** BEGIN Data block **

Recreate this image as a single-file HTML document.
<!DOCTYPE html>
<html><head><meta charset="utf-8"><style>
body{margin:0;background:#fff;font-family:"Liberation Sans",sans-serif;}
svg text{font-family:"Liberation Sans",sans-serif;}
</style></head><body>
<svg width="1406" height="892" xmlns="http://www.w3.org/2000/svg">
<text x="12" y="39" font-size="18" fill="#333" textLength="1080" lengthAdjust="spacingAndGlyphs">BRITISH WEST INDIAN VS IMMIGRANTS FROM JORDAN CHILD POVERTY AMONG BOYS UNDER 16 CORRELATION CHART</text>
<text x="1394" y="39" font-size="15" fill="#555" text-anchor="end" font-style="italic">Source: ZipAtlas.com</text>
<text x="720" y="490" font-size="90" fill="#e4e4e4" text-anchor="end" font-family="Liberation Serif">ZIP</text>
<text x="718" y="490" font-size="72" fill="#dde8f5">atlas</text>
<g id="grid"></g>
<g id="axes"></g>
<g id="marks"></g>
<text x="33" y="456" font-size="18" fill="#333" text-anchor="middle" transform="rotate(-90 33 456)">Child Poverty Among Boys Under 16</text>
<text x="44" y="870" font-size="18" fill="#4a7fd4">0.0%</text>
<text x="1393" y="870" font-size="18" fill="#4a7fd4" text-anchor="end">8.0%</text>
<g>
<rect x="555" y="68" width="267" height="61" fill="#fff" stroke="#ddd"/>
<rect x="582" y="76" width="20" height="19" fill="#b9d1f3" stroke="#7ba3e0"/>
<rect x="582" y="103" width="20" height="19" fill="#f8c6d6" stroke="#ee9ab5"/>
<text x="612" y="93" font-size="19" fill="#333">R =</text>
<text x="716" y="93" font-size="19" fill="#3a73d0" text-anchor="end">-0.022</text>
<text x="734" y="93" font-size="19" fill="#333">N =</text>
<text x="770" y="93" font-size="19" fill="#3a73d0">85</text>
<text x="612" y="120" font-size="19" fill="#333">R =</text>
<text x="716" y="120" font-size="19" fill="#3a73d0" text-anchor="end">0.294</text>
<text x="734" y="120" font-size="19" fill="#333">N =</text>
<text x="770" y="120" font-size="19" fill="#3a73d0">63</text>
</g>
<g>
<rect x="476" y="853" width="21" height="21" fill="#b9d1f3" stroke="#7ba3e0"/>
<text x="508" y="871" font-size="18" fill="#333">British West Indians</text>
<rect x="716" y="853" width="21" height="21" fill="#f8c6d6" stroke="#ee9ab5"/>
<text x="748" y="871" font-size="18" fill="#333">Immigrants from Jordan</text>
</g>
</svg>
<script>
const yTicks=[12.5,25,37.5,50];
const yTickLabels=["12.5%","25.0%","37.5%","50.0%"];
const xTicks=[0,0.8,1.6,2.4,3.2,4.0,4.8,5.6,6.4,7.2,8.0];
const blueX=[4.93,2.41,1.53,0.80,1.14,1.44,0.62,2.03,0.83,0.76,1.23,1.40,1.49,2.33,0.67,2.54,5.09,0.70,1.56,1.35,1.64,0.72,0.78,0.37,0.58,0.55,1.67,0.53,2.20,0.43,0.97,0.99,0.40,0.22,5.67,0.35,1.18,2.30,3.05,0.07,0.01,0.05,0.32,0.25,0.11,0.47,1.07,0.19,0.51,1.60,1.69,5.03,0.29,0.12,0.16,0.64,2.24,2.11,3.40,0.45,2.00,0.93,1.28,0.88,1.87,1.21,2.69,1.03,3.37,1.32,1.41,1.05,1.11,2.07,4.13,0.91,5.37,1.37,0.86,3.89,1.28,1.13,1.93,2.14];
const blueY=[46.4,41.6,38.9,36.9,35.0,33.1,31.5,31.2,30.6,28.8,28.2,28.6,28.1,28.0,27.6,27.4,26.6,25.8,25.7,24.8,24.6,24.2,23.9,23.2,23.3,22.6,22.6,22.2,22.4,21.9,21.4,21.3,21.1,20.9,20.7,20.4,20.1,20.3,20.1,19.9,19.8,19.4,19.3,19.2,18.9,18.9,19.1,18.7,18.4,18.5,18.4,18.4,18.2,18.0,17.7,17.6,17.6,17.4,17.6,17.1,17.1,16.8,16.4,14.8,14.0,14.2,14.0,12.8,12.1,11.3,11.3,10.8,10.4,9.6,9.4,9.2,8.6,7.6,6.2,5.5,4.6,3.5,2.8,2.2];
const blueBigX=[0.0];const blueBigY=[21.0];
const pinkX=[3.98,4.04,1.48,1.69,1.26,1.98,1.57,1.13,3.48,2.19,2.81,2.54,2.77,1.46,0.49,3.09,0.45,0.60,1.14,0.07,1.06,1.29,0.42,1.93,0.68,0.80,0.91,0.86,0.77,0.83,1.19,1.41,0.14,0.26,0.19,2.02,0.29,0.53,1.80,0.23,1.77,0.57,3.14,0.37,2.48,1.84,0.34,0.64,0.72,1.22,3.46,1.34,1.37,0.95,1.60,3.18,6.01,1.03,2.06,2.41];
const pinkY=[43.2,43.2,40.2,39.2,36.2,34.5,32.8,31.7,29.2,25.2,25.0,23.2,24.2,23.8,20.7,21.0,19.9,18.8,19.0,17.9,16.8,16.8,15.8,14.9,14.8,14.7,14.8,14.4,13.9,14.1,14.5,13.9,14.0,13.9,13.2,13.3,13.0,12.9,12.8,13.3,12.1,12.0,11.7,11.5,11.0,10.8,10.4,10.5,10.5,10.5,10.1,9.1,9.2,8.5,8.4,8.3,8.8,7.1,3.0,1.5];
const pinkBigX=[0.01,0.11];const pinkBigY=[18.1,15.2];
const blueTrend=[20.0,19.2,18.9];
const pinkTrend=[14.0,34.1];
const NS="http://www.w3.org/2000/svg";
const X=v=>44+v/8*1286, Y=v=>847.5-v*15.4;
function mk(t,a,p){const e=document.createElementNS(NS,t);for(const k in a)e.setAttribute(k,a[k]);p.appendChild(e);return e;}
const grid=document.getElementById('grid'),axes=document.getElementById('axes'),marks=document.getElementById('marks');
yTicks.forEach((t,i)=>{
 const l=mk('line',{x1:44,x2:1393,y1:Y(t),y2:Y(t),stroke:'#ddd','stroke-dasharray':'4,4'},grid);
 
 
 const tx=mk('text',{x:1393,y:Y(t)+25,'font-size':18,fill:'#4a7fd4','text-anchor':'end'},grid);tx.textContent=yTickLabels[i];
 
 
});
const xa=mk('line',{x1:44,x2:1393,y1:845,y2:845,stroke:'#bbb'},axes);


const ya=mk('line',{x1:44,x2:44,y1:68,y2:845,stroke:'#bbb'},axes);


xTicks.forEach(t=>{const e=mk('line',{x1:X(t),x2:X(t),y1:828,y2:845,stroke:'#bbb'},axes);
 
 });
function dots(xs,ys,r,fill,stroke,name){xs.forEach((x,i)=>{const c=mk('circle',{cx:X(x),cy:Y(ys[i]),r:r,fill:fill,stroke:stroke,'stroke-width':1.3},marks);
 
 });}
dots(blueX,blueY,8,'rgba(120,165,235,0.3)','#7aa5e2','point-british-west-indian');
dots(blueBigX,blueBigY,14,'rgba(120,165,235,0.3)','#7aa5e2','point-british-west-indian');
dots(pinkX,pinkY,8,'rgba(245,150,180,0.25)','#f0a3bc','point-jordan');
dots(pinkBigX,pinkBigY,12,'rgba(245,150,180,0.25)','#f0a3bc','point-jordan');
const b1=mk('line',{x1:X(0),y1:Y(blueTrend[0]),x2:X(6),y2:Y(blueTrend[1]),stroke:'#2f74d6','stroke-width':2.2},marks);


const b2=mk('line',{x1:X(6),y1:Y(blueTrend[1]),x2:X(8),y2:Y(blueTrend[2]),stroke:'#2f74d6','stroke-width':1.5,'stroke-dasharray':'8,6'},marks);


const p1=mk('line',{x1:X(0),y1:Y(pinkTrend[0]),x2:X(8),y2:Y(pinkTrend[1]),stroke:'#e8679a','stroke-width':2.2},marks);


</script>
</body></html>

** END Data block **

_The request_
Where a line contains "document", copy that line.

_The response_
Recreate this image as a single-file HTML document.
function mk(t,a,p){const e=document.createElementNS(NS,t);for(const k in a)e.setAttribute(k,a[k]);p.appendChild(e);return e;}
const grid=document.getElementById('grid'),axes=document.getElementById('axes'),marks=document.getElementById('marks');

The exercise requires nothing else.